The point is that I think the human aspect of helping out the poor, the homeless, etc., is really under-appreciated and not done nearly enough. And I think that solidarity on a personal basis helps both them and you. It’s not without risk: there are a lot of people who are in that situation due to drug addiction and mental illness. But, mostly, I think that’s just a matter of discernment before making contact with somebody.

From St John Chrysostom’s 50th Sermon on Matthew:

Would you do honor to Christ’s body? Neglect Him not when naked; do not while here you honor Him with silken garments, neglect Him perishing without of cold and nakedness. For He that said, “This is my body,” and by His word confirmed the fact, This same said, “You saw me an hungered, and fed me not;” and, “Inasmuch as you did it not to one of the least of these, you did it not to me.” For This indeed needs not coverings, but a pure soul; but that requires much attention.

Let us learn therefore to be strict in life, and to honor Christ as He Himself desires. For to Him who is honored that honor is most pleasing, which it is His own will to have, not that which we account best. Since Peter too thought to honor Him by forbidding Him to wash his feet, but his doing so was not an honor, but the contrary.

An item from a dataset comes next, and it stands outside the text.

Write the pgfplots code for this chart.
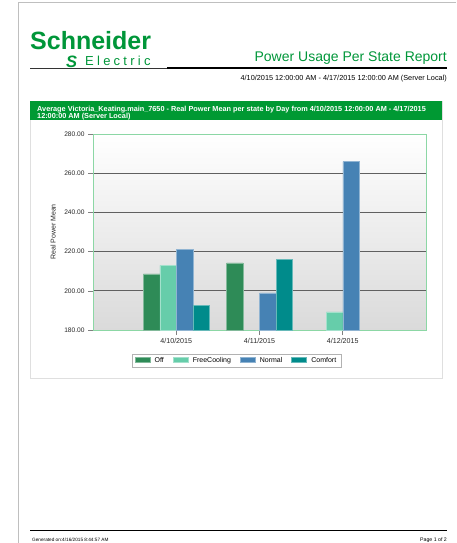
\documentclass[border=0pt]{standalone}
\usepackage{fontspec}
\setmainfont{Liberation Sans}
\newfontfamily\elfont[LetterSpace=25]{Liberation Sans}
\usepackage{pgfplots}
\pgfplotsset{compat=1.18}
\definecolor{segreen}{RGB}{0,150,57}
\definecolor{hdrgreen}{RGB}{0,153,51}
\definecolor{frame}{RGB}{140,215,165}
\definecolor{cOff}{RGB}{46,139,87}
\definecolor{cFree}{RGB}{102,205,170}
\definecolor{cNormal}{RGB}{70,130,180}
\definecolor{cComfort}{RGB}{0,139,139}
\definecolor{bgbot}{RGB}{218,218,218}
\begin{document}
\begin{tikzpicture}
\useasboundingbox (0,0) rectangle (456pt,-543pt);
% page edges
\draw[gray!50, line width=1pt] (18pt,-543pt) -- (18pt,-3pt) -- (456pt,-3pt);
% logo
\node[anchor=base west, inner sep=0pt, text=segreen] at (30pt,-49.5pt) {\fontsize{25}{25}\selectfont\bfseries Schneider};
\node[anchor=base west, inner sep=0pt, text=segreen] at (85pt,-65pt) {\fontsize{13}{13}\selectfont\elfont Electric};
\node[anchor=base west, inner sep=0pt, text=segreen] at (66pt,-67pt) {\fontsize{16.5}{16.5}\selectfont\bfseries\itshape S};
% title
\node[anchor=base east, inner sep=0pt, text=segreen] at (447pt,-62pt) {\fontsize{14}{14}\selectfont Power Usage Per State Report};
\draw[black!80, line width=0.6pt] (30pt,-68pt) -- (167pt,-68pt);
\draw[black, line width=1.3pt] (167pt,-68pt) -- (447pt,-68pt);
\node[anchor=base east, inner sep=0pt] at (447pt,-80.5pt) {\fontsize{7.3}{8}\selectfont 4/10/2015 12:00:00 AM - 4/17/2015 12:00:00 AM (Server Local)};
% chart panel
\draw[gray!25, line width=0.8pt] (30pt,-101pt) rectangle (442pt,-378pt);
\fill[hdrgreen] (30pt,-101pt) rectangle (442pt,-120pt);
\node[anchor=base west, inner sep=0pt, text=white] at (37pt,-111pt) {\fontsize{7.3}{7}\selectfont\bfseries Average Victoria\_Keating.main\_7650 - Real Power Mean per state by Day from 4/10/2015 12:00:00 AM - 4/17/2015};
\node[anchor=base west, inner sep=0pt, text=white] at (37pt,-118pt) {\fontsize{7.3}{7}\selectfont\bfseries 12:00:00 AM (Server Local)};
% footer
\draw[black, line width=1.4pt] (30pt,-530.5pt) -- (447pt,-530.5pt);
\node[anchor=base west, inner sep=0pt] at (32pt,-541pt) {\fontsize{4.7}{5}\selectfont Generated on:4/16/2015 8:44:57 AM};
\node[anchor=base east, inner sep=0pt] at (447pt,-541pt) {\fontsize{5.2}{5}\selectfont Page 1 of 2};
\begin{axis}[
  at={(93pt,-330pt)}, anchor=south west,
  scale only axis, width=333pt, height=196pt,
  xmin=0, xmax=4, ymin=180, ymax=280,
  ybar=0pt, bar width=16.5pt,
  xtick={1,2,3}, xticklabels={4/10/2015,4/11/2015,4/12/2015},
  ytick={180,200,220,240,260,280},
  yticklabel style={/pgf/number format/fixed, /pgf/number format/fixed zerofill, /pgf/number format/precision=2, font=\fontsize{6.6}{7}\selectfont},
  xticklabel style={font=\fontsize{7.1}{7}\selectfont},
  /pgf/number format/assume math mode=true,
  tick label style={text=black!85},
  tick align=outside, major tick length=5pt,
  tick style={gray, line width=0.6pt},
  xtick pos=bottom, ytick pos=left,
  ymajorgrids, grid style={gray!75!black, line width=0.8pt},
  axis line style={frame, line width=0.9pt},
  axis background/.style={top color=white, bottom color=bgbot},
  ylabel={Real Power Mean}, ylabel style={font=\fontsize{7}{7}\selectfont, at={(rel axis cs:0,0.5)}, anchor=center, yshift=40pt, text=black!85},
  legend columns=4,
  legend style={at={(rel axis cs:0.431,-0.122)}, anchor=north, draw=gray!60, line width=0.6pt,
     font=\fontsize{7}{7}\selectfont, inner xsep=3pt, inner ysep=1.5pt,
     /tikz/every odd column/.append style={column sep=2.5pt},
     /tikz/every even column/.append style={column sep=7pt}},
  legend image code/.code={\fill[#1] (0pt,-1pt) rectangle (15pt,4pt);},
]
\addplot[fill=cOff, draw=cOff!60!white, line width=0.4pt] coordinates {(1,208.6) (2,214.2)};
\addplot[fill=cFree, draw=cFree!60!white, line width=0.4pt] coordinates {(1,213.0) (3,189.2)};
\addplot[fill=cNormal, draw=cNormal!60!white, line width=0.4pt] coordinates {(1,221.2) (2,198.9) (3,265.9)};
\addplot[fill=cComfort, draw=cComfort!60!white, line width=0.4pt] coordinates {(1,192.6) (2,216.1)};
\legend{Off,FreeCooling,Normal,Comfort}
\end{axis}
\end{tikzpicture}
\end{document}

Even so do thou honor Him with this honor, which He ordained, spending your wealth on poor people. Since God has no need at all of golden vessels, but of golden souls.

And these things I say, not forbidding such offerings to be provided; but requiring you, together with them, and before them, to give alms. For He accepts indeed the former, but much more the latter. For in the one the offerer alone is profited, but in the other the receiver also. Here the act seems to be a ground even of ostentation; but there all is mercifulness, and love to man.

My congratulations to you for the attitude you’re showing in your post. More people should do just what you’re doing. Personally dealing with the poor is commendable.